Shipping: Ships are typically owned by a shipping company and chartered to seller or buyer. In some fully integrated projects, the ships are built and owned by the project consortium, like Qatar’s LNG projects.

Regasification and Storage: LNG is returned to its original gaseous form by increasing its temperature.

Distribution and Transport to Final Market/Sales: Key aspects of this stage include the ability to factor in volume, price, and supply/demand to best position parties to negotiate and satisfy agreements for transportation, distribution, and sales.

Domestic Market:

— Major usage of domestic natural gas is power generation.
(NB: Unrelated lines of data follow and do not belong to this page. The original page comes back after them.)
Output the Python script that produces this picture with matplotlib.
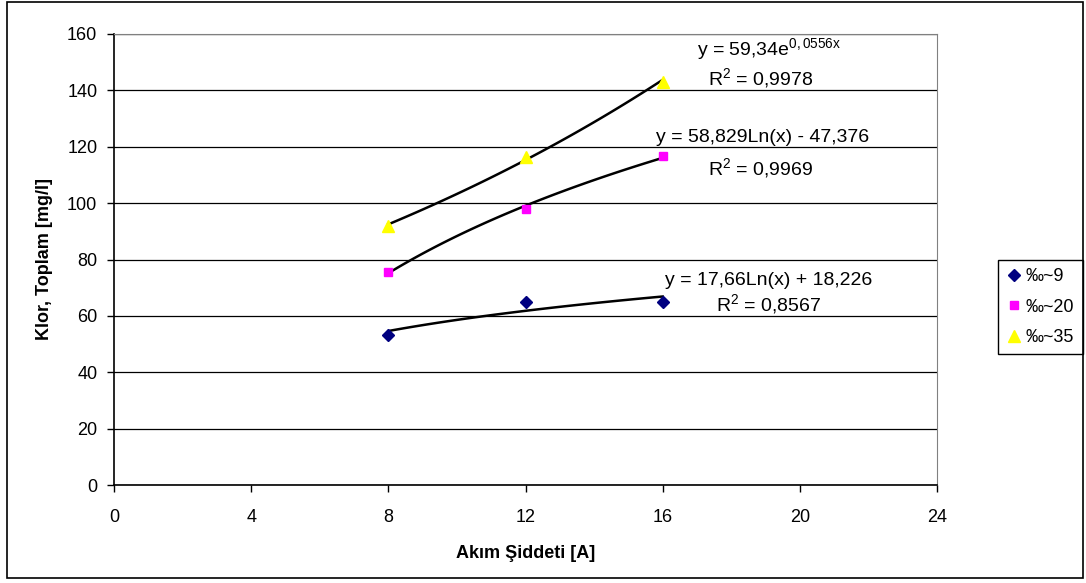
import numpy as np
import matplotlib
matplotlib.use("Agg")
import matplotlib.pyplot as plt
from matplotlib.patches import Rectangle

plt.rcParams["font.family"] = ["Liberation Sans", "DejaVu Sans"]
plt.rcParams["mathtext.fontset"] = "custom"
plt.rcParams["mathtext.rm"] = "Liberation Sans"
plt.rcParams["mathtext.it"] = "Liberation Sans"

# Daten
akim = [8, 12, 16]
klor_9 = [53.3, 65.0, 65.0]
klor_20 = [75.6, 98.0, 116.7]
klor_35 = [92.0, 116.5, 143.0]
etiketler = ["‰~9", "‰~20", "‰~35"]
x_ticks = [0, 4, 8, 12, 16, 20, 24]
y_ticks = [0, 20, 40, 60, 80, 100, 120, 140, 160]

fig = plt.figure(figsize=(10.86, 5.83), dpi=100)
ax = fig.add_axes([114 / 1086, 1 - 485 / 583, (937 - 114) / 1086, (485 - 34) / 583])

# Rahmen um die ganze Grafik
fig.patches.append(Rectangle((7 / 1086, 5 / 583), 1076 / 1086, 576 / 583,
                             transform=fig.transFigure, fill=False,
                             edgecolor="black", linewidth=1.2))

x = np.array(akim, dtype=float)
xs = np.linspace(8, 16, 100)

# Trendlinien (log bzw. exp)
b9 = np.polyfit(np.log(x), klor_9, 1)
b20 = np.polyfit(np.log(x), klor_20, 1)
b35 = np.polyfit(x, np.log(klor_35), 1)
ax.plot(xs, np.polyval(b9, np.log(xs)), color="black", lw=1.8, zorder=2)
ax.plot(xs, np.polyval(b20, np.log(xs)), color="black", lw=1.8, zorder=2)
ax.plot(xs, np.exp(np.polyval(b35, xs)), color="black", lw=1.8, zorder=2)

ax.plot(akim, klor_9, "D", color="#000080", ms=6, ls="none", label=etiketler[0], zorder=3)
ax.plot(akim, klor_20, "s", color="#ff00ff", ms=6, ls="none", label=etiketler[1], zorder=3)
ax.plot(akim, klor_35, "^", color="#ffff00", ms=8, ls="none", label=etiketler[2], zorder=3)

fs = 14
ax.text(19.1, 154.5, "y = 59,34e$^{0,0556x}$", ha="center", va="center", fontsize=fs)
ax.text(18.85, 144.3, "R$^2$ = 0,9978", ha="center", va="center", fontsize=fs)
ax.text(18.9, 123.4, "y = 58,829Ln(x) - 47,376", ha="center", va="center", fontsize=fs)
ax.text(18.85, 112.6, "R$^2$ = 0,9969", ha="center", va="center", fontsize=fs)
ax.text(19.1, 72.7, "y = 17,66Ln(x) + 18,226", ha="center", va="center", fontsize=fs)
ax.text(19.1, 64.2, "R$^2$ = 0,8567", ha="center", va="center", fontsize=fs)

ax.set_xlim(0, 24)
ax.set_ylim(0, 160)
ax.set_xticks(x_ticks)
ax.set_yticks(y_ticks)
ax.tick_params(direction="out", length=5, width=1, labelsize=13, colors="black")
ax.tick_params(axis="x", pad=12)
ax.tick_params(axis="y", pad=7)
ax.grid(axis="y", color="black", lw=0.9)
ax.set_axisbelow(True)
for s in ["top", "right"]:
    ax.spines[s].set_color("#808080")
for s in ["left", "bottom"]:
    ax.spines[s].set_color("black")
    ax.spines[s].set_linewidth(1.2)

ax.set_xlabel("Akım Şiddeti [A]", fontsize=13, fontweight="bold", labelpad=14)
ax.set_ylabel("Klor, Toplam [mg/l]", fontsize=13, fontweight="bold", labelpad=10)

leg = ax.legend(loc="upper left", bbox_to_anchor=(998 / 1086, 1 - 260 / 583),
                bbox_transform=fig.transFigure, borderaxespad=0, fontsize=13,
                fancybox=False, edgecolor="black", framealpha=1,
                handletextpad=0.2, handlelength=0.9, borderpad=0.45, labelspacing=0.75)
leg.get_frame().set_linewidth(1.0)

plt.savefig("out.png", dpi=100)
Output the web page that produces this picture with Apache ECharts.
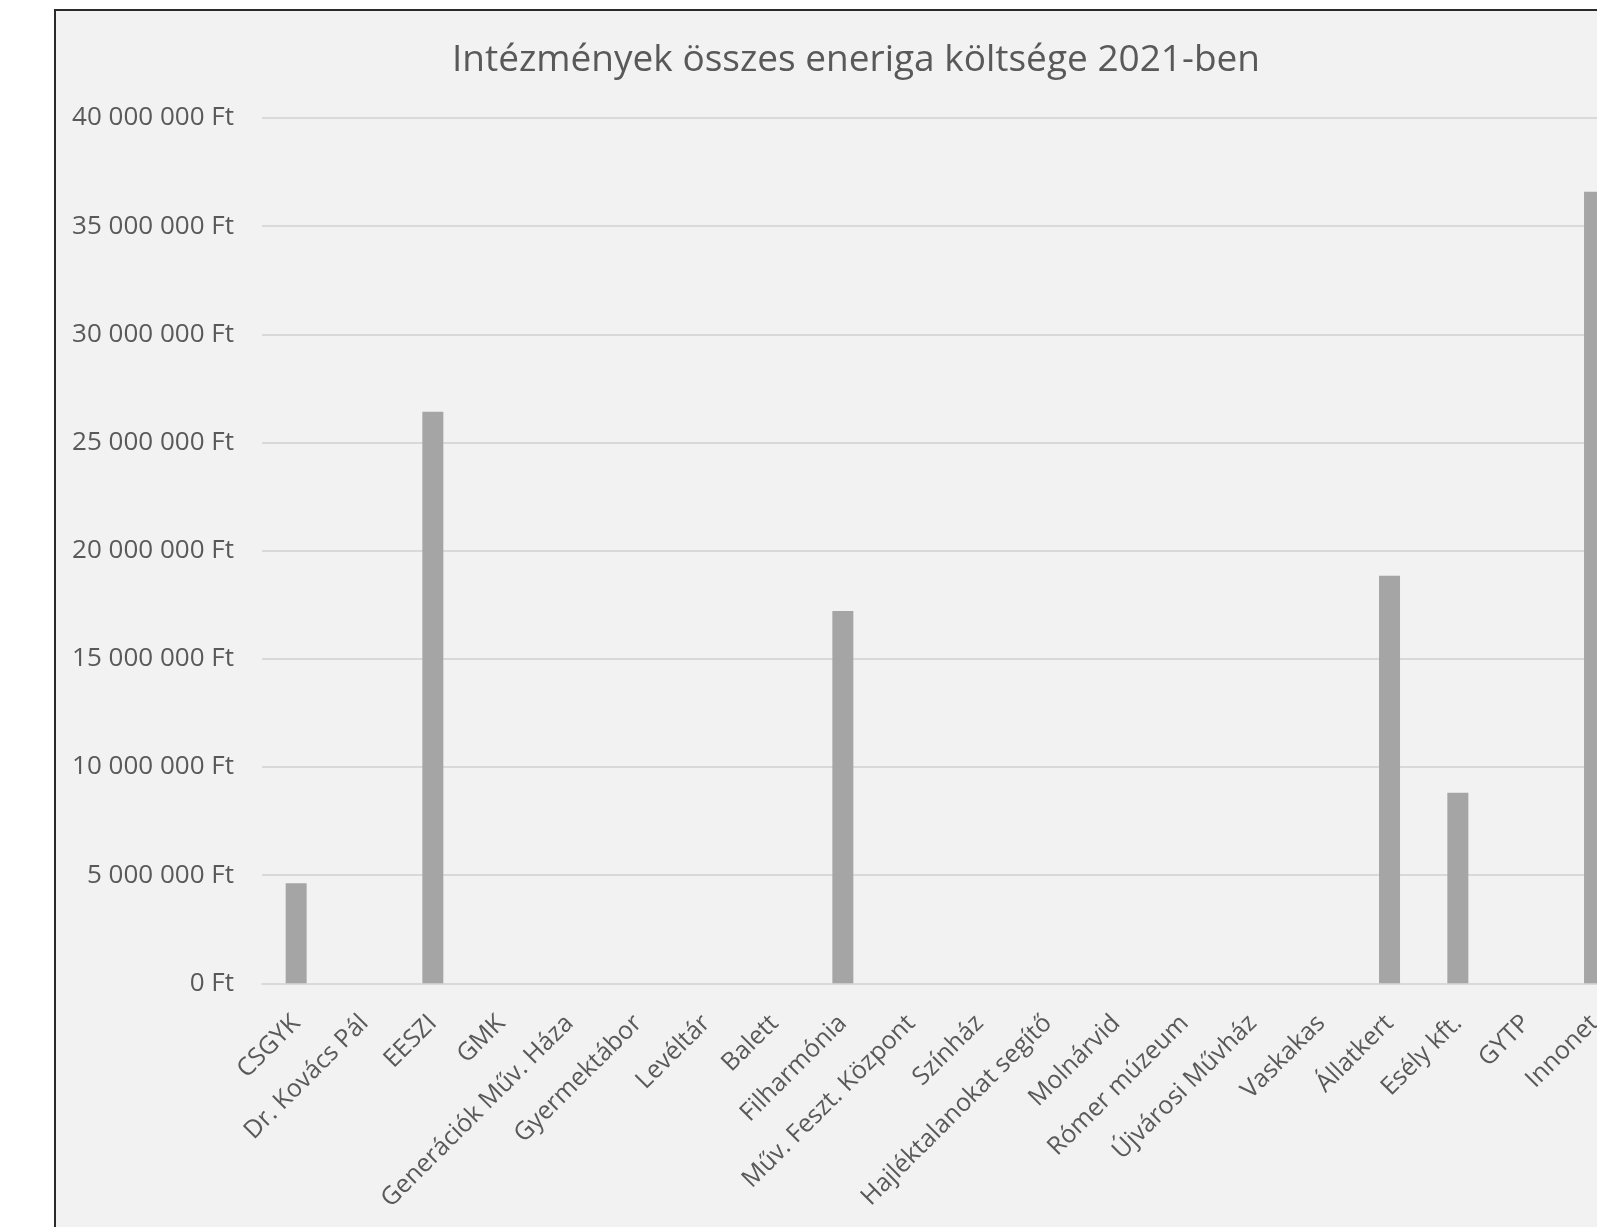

Natural gas can also be used as fuel in transportation, industries, commercial buildings or residences.

— Additionally, natural gas can be used as a feedstock for various other industrial plants, such as fertilizer plants, methanol plants, petrochemical plants, and gas-to-liquids plants.

Domestic uses of natural gas

The price of natural gas must be balanced between the cost of supply and what is affordable for consumers; otherwise, consumers will not switch to gas, assuming other alternatives are in place and/or available.
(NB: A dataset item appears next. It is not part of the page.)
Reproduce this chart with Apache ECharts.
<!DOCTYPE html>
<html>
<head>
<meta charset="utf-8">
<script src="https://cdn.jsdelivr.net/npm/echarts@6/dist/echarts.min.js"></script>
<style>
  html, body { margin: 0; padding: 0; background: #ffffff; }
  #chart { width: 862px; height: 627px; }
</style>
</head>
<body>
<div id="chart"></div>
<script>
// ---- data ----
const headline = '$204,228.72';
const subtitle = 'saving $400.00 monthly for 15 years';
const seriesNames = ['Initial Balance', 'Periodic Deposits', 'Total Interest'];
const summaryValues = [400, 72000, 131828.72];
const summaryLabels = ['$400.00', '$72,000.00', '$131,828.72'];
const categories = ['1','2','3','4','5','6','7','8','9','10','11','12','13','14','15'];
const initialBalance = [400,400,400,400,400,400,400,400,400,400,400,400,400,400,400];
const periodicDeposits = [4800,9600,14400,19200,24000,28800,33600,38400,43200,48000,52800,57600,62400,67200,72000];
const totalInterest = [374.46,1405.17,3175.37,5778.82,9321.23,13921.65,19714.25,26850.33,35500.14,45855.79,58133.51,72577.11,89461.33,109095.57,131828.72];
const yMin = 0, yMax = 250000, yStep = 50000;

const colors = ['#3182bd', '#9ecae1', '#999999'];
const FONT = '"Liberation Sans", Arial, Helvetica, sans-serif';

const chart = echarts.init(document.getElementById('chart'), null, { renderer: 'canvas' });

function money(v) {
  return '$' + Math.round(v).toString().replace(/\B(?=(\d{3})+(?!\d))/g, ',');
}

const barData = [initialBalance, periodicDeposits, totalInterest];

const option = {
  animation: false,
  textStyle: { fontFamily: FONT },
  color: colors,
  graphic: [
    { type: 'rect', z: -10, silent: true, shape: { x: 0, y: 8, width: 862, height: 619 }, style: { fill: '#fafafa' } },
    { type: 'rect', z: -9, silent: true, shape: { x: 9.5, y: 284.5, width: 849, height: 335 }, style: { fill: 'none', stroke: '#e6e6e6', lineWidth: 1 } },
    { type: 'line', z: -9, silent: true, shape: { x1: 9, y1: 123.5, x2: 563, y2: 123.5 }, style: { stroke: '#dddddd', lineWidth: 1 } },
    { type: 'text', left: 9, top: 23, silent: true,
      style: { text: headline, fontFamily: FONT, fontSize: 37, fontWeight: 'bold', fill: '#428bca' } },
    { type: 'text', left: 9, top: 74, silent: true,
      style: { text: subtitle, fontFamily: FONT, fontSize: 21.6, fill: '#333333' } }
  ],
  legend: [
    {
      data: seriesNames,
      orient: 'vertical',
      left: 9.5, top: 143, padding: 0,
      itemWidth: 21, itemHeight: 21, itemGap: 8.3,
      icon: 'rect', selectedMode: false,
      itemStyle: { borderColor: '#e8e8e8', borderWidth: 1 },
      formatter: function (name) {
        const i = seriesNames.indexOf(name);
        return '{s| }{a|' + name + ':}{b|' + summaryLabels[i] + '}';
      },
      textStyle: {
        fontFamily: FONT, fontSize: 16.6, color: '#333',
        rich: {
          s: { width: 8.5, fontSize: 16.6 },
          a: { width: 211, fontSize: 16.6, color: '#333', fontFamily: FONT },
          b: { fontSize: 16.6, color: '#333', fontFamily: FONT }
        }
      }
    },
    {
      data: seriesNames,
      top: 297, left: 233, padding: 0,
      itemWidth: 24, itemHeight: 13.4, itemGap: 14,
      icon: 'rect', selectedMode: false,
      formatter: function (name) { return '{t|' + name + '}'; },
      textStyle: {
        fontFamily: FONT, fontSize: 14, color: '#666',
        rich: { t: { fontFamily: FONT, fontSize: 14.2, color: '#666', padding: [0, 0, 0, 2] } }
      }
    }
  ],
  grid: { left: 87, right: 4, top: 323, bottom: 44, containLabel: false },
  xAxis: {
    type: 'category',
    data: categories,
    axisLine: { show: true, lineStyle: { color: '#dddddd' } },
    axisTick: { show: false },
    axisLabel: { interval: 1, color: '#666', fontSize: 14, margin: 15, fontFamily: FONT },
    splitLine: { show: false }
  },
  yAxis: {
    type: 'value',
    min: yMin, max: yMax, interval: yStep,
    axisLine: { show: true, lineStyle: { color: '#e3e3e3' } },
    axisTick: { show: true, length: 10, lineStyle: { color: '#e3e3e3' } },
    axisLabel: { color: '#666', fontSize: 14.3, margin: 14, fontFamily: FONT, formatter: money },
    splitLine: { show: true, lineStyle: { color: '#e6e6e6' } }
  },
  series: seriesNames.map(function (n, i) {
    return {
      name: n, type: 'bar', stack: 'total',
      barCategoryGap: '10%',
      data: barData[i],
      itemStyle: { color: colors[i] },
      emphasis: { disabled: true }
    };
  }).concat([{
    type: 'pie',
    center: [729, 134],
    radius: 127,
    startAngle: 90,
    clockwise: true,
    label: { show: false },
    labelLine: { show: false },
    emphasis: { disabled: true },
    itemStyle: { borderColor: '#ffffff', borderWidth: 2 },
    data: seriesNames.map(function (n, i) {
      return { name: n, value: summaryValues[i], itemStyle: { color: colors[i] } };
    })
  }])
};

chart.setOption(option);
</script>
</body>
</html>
— The fuel-switching economics must be favorable in the long term, which means, first and foremost, the price difference between the delivered cost of natural gas and the incumbent fuel must be strong over the life of investments by consumers and suppliers

— Perhaps the greatest challenge to switching to natural gas fuels has been the recent collapse in crude oil prices and the attendant decline in refined product prices (e.g. of distillates and heavy fuel).

Gas-To-Power:

— The purpose of a gas-to-power strategy is to encourage the use of domestically produced natural gas and increase power supply to meet domestic needs for power

A typical gas-to-power value chain in connection
Typical construction and ownership arrangements (IPP: Independent power project)

— A successful gas-to-power project typically has each party having the technical, financial and operational capability to undertake its respective investment. The parties must coordinate their plans, including development, construction, and financing plans, in a way to enable a timely FID (final investment decision) and start-up of the entire value chain.

— To attract IPP investment, host governments will need to provide the necessary legal and regulatory framework in the gas and electricity sector to underpin the PPA (power purchase agreement) which typically has a duration of 20 or more years.

Market Structure:

— The ability of local or regional gas and power markets to partially or wholly underpin a major gas resource development depends largely on the way in which the wholesale and retail gas and power markets are structured.

— The market segments for natural gas are supply, wholesale, and retail. Each market segment can be structured as exclusive, mixed, or competitive, with prices either regulated or market-based.

— In the supply segment, the producer sells to an aggregator or directly to an end-user.

— In the wholesale segment, an entity, such as an aggregator, purchases gas from another entity for resale to other customers. (Indirect)

— In the retail segment, an end-user purchases gas from an entity for its own use.

Gas Master Plan:

— A starting point for many countries, especially countries that wish to develop gas resources and/or domestic markets for natural gas, is the creation of a Gas Master Plan (GMP).

— A GMP is a holistic framework to identify and evaluate options for natural gas use for domestic supply and/or export.

— Although each country has a unique GMP. There are some broad elements to consider:

  • Objective of the Gas Master Plan, Gas resource evaluation, Gas utilization strategy and options consistent with country’s energy policy, Domestic supply vs demand analysis (power and non-power sector), Identification of other domestic “priority” projects, Infrastructure development plan/formulation, Institutional, regulatory and fiscal framework, Identification of possible mega or “anchor” projects, Formulation of a roadmap for implementation of projects, Gas sector regulatory reforms, Socioeconomic and environmental issues associated with development, Gas pricing policy.